Now, though, it seems people want to know – are you afraid? Goldberg, having viewed the story in more than one dimension, found himself asked that question by a reader. The question may be understandable curiosity, and Goldberg might have been feeling an opiner’s obligation to reveal himself on that about which he opines, but there is nonetheless something unseemly about the exchange. The relevant subject is not what anyone feels – which is why Williams’s comments were pointless in addressing O’Reilly’s stupid and misleading generalization (an almost tautological characterization) about Muslims on The View. The subject that should draw our attention is what people advocate, and Williams advocated nothing to make unhappy any liberal who can live five minutes without a bigotry to bemoan. Goldberg said he does not worry when he sees a Muslim. Later, he noted that

I don’t assume for a second that any individual Muslim on my radar screen is a terrorist.

However, “to worry,” perhaps for an instant, to the slightest degree possible even – maybe no more than the flit of a human thought against the ungovernable mind, as little, maybe, as simply to take note – is very far from assuming some one individual is a terrorist.

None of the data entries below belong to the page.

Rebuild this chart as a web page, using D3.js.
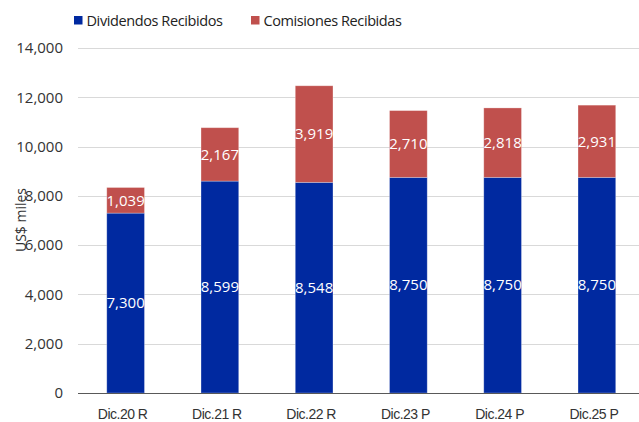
<!DOCTYPE html>
<html><head><meta charset="utf-8">
<script src="https://cdn.jsdelivr.net/npm/d3@7"></script>
<style>body{margin:0;background:#fff}svg{display:block;font-family:"Open Sans","Noto Sans",sans-serif}</style>
</head><body><svg id="c" width="639" height="422"></svg>
<script>
const categories = ["Dic.20 R","Dic.21 R","Dic.22 R","Dic.23 P","Dic.24 P","Dic.25 P"];
const dividendos = [7300, 8599, 8548, 8750, 8750, 8750];
const comisiones = [1039, 2167, 3919, 2710, 2818, 2931];
const seriesNames = ["Dividendos Recibidos","Comisiones Recibidas"];
const colors = ["#0029A0","#C0504D"];
const yTicks = [0,2000,4000,6000,8000,10000,12000,14000];

const svg = d3.select("#c");
const x = d3.scaleBand().domain(categories).range([78.5, 644]).paddingInner(0.6).paddingOuter(0.3);
const y = d3.scaleLinear().domain([0,14000]).range([393,48]);
const fmt = d3.format(",");

// grid
svg.append("g").selectAll("line").data(yTicks.slice(1)).join("line")
  .attr("x1",78).attr("x2",639).attr("y1",d=>Math.round(y(d))+0.5).attr("y2",d=>Math.round(y(d))+0.5)
  .attr("stroke","#d9d9d9").attr("stroke-width",1);

// y tick labels
const yAxis = d3.axisLeft(y).tickValues(yTicks).tickFormat(fmt).tickSize(0).tickPadding(0);
const ya = svg.append("g").attr("transform","translate(63,0)").call(yAxis);
ya.select(".domain").remove();
ya.selectAll("text").attr("font-size",15).attr("fill","#333").attr("font-family","'Open Sans',sans-serif");

// stacked bars
const stackData = categories.map((c,i)=>({cat:c, d:dividendos[i], k:comisiones[i]}));
const stack = d3.stack().keys(["d","k"])(stackData);
stack.forEach((layer,li)=>{
  const g = svg.append("g");
  g.selectAll("rect").data(layer).join("rect")
    .attr("x",d=>x(d.data.cat)).attr("width",x.bandwidth())
    .attr("y",d=>y(d[1])).attr("height",d=>y(d[0])-y(d[1]))
    .attr("fill",colors[li]).attr("stroke","#fff").attr("stroke-opacity",0.35).attr("stroke-width",0.8);
  g.selectAll("text").data(layer).join("text")
    .attr("x",d=>x(d.data.cat)+x.bandwidth()/2)
    .attr("y",d=>(y(d[0])+y(d[1]))/2)
    .attr("dy","0.35em").attr("text-anchor","middle")
    .attr("font-size",15).attr("fill","#fff")
    .text(d=>fmt(d[1]-d[0]));
});

// x axis
svg.append("line").attr("x1",78).attr("x2",639).attr("y1",393.5).attr("y2",393.5).attr("stroke","#595959").attr("stroke-width",1);
const xAxis = d3.axisBottom(x).tickSize(0).tickPadding(0);
const xa = svg.append("g").attr("transform","translate(-3,393)").call(xAxis);
xa.select(".domain").remove();
xa.selectAll("text").attr("y",21).attr("dy","0.35em").attr("font-size",14).attr("letter-spacing","-0.5px").attr("fill","#333");

// y title
svg.append("text").attr("transform","translate(21,220) rotate(-90)")
  .attr("text-anchor","middle").attr("dy","0.35em").attr("font-size",14).attr("fill","#333").text("US$ miles");

// legend
const legX = [74, 251];
seriesNames.forEach((n,i)=>{
  svg.append("rect").attr("x",legX[i]).attr("y",16).attr("width",8.5).attr("height",8.5).attr("fill",colors[i]);
  svg.append("text").attr("x",legX[i]+12.5).attr("y",20.5).attr("dy","0.35em").attr("font-size",14.5).attr("letter-spacing","-0.4px").attr("fill","#222").text(n);
});
</script></body></html>
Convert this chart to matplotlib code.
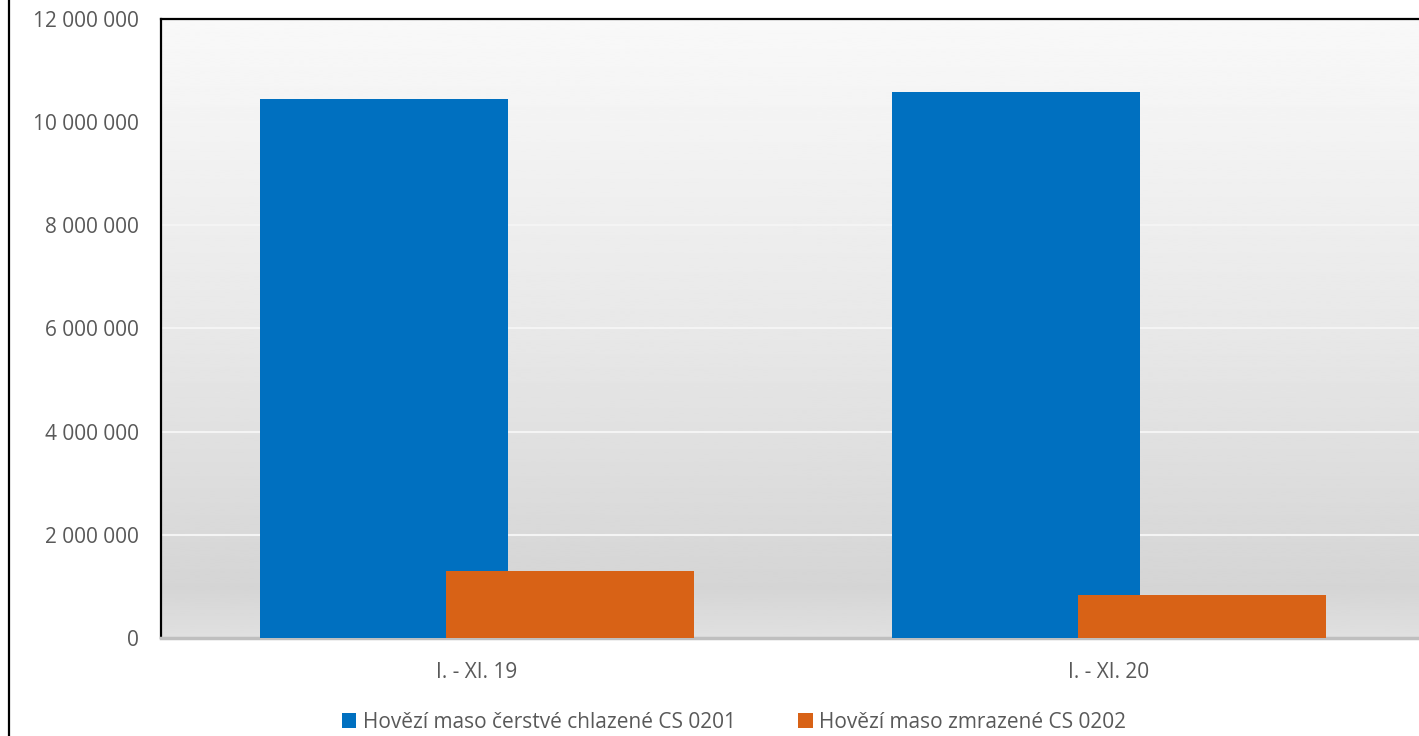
import numpy as np
import matplotlib
matplotlib.use('Agg')
import matplotlib.pyplot as plt
from matplotlib.ticker import FuncFormatter
from matplotlib.lines import Line2D

# data
categories = ['I. - XI. 19', 'I. - XI. 20']
chilled = [10440000, 10590000]
frozen = [1290000, 830000]
series_names = ['Hovězí maso čerstvé chlazené CS 0201', 'Hovězí maso zmrazené CS 0202']
yticks = [0, 2000000, 4000000, 6000000, 8000000, 10000000, 12000000]

plt.rcParams['font.family'] = ['Open Sans', 'DejaVu Sans']
text_col = '#595959'
fs = 15

fig = plt.figure(figsize=(14.19, 7.36), dpi=100)
ax = fig.add_axes([161 / 1419, 98 / 736, 1264 / 1419, 619 / 736])

# background gradient of the plot area
stops_y = [0.0, 0.08, 0.5, 1.0]
stops_c = [0.88, 0.835, 0.91, 0.975]
yy = np.linspace(0, 1, 300)
grad = np.interp(yy, stops_y, stops_c)[:, None]
ax.imshow(grad, extent=[-0.5, 1.5, 0, 12000000], origin='lower', aspect='auto',
          cmap='gray', vmin=0, vmax=1, zorder=0)

x = np.arange(len(categories))
w = 0.392
off = 0.147
ax.bar(x - off, chilled, width=w, color='#0070C0', zorder=3, label=series_names[0])
ax.bar(x + off, frozen, width=w, color='#D86216', zorder=4, label=series_names[1])

ax.set_xlim(-0.5, 1.5)
ax.set_ylim(0, 12000000)
ax.set_yticks(yticks)
ax.yaxis.set_major_formatter(FuncFormatter(lambda v, p: f'{int(v):,}'.replace(',', ' ')))
ax.set_xticks(x)
ax.set_xticklabels(categories)
ax.tick_params(axis='both', length=0, labelsize=fs, colors=text_col)
ax.tick_params(axis='y', pad=16)
ax.tick_params(axis='x', pad=17)
for t in ax.get_xticklabels() + ax.get_yticklabels():
    t.set_color(text_col)

ax.grid(axis='y', color='#f4f4f4', linewidth=1.5, zorder=1)
ax.set_axisbelow(True)

ax.spines['left'].set_color('black')
ax.spines['left'].set_linewidth(1.6)
ax.spines['top'].set_color('black')
ax.spines['top'].set_linewidth(1.6)
ax.spines['bottom'].set_color('#bfbfbf')
ax.spines['bottom'].set_linewidth(2.5)
ax.spines['right'].set_visible(False)

leg = fig.legend(loc='center', bbox_to_anchor=(734 / 1419, 14 / 736), ncol=2, frameon=False,
                 fontsize=fs, handlelength=0.7, handleheight=0.7, handletextpad=0.3,
                 columnspacing=3.0, labelcolor=text_col)

# outer chart border on the left
fig.add_artist(Line2D([8.5 / 1419, 8.5 / 1419], [0, 1], color='black', linewidth=1.6,
                      transform=fig.transFigure))

fig.savefig('out.png', dpi=100)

The distance between those two experiences is a human space, a personal space, a space we begin to judge if we wish to crush all that is human in us.

Beyond that, it was Nadezhda Krupskaya, Lenin’s wife, who, at the Sixth Congress of the Russian Leninist Young Communist League in 1924, said,

One has to know how to merge one’s life with the life of society….You, young people, are only just starting out on your lives, and you can build them so that there is no gap between your personal life and that of society….

Not yet, let’s hope.

There are other questions raised by this incident – the sense in journalistic firings and the opining of those who once only reported – but a Bombay Sapphire martini awaits, very dry, and with as many olives as can be fit on the pick.